Er, hello? Again. Of course, it was Mr Renewables himself - aka Alex Salmond - who recently bragged to the Scottish Parliament about our "enormous, ENORMOUS" oil and gas reserves (first minister's emphasis) and even this new year has claimed that Scotland's oil and gas sector is a "sunrise industry" and blawed that his SNP Government's strategy "sets out the aim of maximising recovery of oil and gas".
Then there's the likes of a radio interview - usefully transcribed on uber-cybernat blog Wings Ower Bath - with an Englishman who's moved to Scotland and has seemingly been converted to independence while living here. He says, inter alia:
"When I first came up here, I think I shared that view that a lot of the Scottish Parliament politicians were a bit second-rate, they were a bit ordinary and dowdy-looking – you think about people like Nicola Sturgeon and Joan McAlpine, and they’re the sort of people you imagine standing behind in the queue in the supermarket. But then I’ve come to realise that actually that’s what you want in representative democracy – you want people who represent their constituents, who ARE like us.

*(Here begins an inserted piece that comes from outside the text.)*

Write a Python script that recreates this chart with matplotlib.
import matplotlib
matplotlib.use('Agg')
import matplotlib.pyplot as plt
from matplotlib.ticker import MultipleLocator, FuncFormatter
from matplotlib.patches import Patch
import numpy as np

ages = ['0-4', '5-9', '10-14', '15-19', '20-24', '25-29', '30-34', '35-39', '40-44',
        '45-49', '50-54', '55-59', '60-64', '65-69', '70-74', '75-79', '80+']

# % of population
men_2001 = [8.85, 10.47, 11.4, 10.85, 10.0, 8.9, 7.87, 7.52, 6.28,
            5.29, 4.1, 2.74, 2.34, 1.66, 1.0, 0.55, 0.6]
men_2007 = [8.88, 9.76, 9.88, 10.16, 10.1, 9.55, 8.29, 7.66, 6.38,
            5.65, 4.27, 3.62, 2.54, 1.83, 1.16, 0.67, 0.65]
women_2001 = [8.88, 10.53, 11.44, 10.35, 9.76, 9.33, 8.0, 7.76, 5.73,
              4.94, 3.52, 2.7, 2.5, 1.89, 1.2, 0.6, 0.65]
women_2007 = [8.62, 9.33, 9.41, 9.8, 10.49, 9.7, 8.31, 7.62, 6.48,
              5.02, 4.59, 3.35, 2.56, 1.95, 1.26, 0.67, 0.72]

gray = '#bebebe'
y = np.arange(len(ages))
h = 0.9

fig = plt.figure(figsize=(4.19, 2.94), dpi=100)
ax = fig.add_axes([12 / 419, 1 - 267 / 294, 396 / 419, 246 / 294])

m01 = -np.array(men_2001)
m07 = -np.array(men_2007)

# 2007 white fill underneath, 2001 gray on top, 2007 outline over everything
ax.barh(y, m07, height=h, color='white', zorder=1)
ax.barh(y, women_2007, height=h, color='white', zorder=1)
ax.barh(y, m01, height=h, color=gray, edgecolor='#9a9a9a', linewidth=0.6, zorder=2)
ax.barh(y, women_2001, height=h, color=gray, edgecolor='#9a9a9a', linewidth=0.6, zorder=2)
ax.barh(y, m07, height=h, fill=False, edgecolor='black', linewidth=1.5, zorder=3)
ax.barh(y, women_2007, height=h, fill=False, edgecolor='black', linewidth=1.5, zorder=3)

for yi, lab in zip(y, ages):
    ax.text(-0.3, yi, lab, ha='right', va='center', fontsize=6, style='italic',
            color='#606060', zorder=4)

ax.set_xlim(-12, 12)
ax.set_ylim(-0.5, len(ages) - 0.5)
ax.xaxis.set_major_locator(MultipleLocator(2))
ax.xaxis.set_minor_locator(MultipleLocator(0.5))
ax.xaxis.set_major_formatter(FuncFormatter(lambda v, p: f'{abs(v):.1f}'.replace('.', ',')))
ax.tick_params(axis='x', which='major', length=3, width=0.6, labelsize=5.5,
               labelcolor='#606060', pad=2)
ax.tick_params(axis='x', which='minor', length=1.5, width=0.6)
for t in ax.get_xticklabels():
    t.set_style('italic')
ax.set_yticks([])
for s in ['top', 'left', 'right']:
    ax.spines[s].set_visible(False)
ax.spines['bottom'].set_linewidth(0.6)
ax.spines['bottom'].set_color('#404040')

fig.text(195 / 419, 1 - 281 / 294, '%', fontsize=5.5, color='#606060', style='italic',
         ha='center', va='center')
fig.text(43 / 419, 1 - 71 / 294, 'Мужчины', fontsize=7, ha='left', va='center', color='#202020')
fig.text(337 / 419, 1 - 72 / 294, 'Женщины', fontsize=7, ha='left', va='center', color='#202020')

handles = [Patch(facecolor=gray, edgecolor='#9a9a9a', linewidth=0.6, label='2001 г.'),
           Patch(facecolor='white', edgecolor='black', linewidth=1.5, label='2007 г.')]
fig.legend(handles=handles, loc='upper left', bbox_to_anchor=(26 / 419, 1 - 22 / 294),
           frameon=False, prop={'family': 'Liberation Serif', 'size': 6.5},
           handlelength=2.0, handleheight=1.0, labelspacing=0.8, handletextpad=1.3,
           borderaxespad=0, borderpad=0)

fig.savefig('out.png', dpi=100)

You don’t want this kind of Teflon superheroes who are out of touch and belong to an elite class that have no idea about the price of a pint of milk."Er, hello? Again. In fact the SNP cooncillors in my own ward don't even seem to know what's going on under their noses - or don't care - so what price the likes of Nicola Sturgeon and Joan McAlpine? Perhaps Holyrood's "elite class" are slightly less "out of touch" than Westminster's, but elite and out of touch they surely are. However, perhaps the problem with the [insert politically correct term for an Englishmen living in Scotland and who's been converted to the independence cause] is that while the above might convey the impression that he's some kind of man of the people, he is in fact a medieval history lecturer at St Andras University. And here was me thinking he was sweeping the flares! Perhaps he should have stopped at the end of where he says: "I shared the view that a lot of the Scottish Parliament politicians were a bit second-rate."
Onywey, since the nation is clearly waiting with baited breath on Planet Politics' own future strategy mentioned in last week's post, the above is merely intended to underline the fact that mainstream political discourse doesn't seem to have much relevance to this blogger, which indeed provided the original rationale for this site, as the title and sub-title of the blog suggests.
So to put the nation out of its collective misery my next post will outline this blog's future direction. Once, that is, I've decided what it is!
(So there I was trying to think of a clever Dick title for the post and here was Dutch symphonic rockers Within Temptation's 'Our Solemn Hour' playing on my iPod. So I looked it up and it just about works in a slightly blasphemous sort of way, but maybe makes me seem more erudite than is perhaps the case. But it's certainly not that I've come over all religious or anything like that!)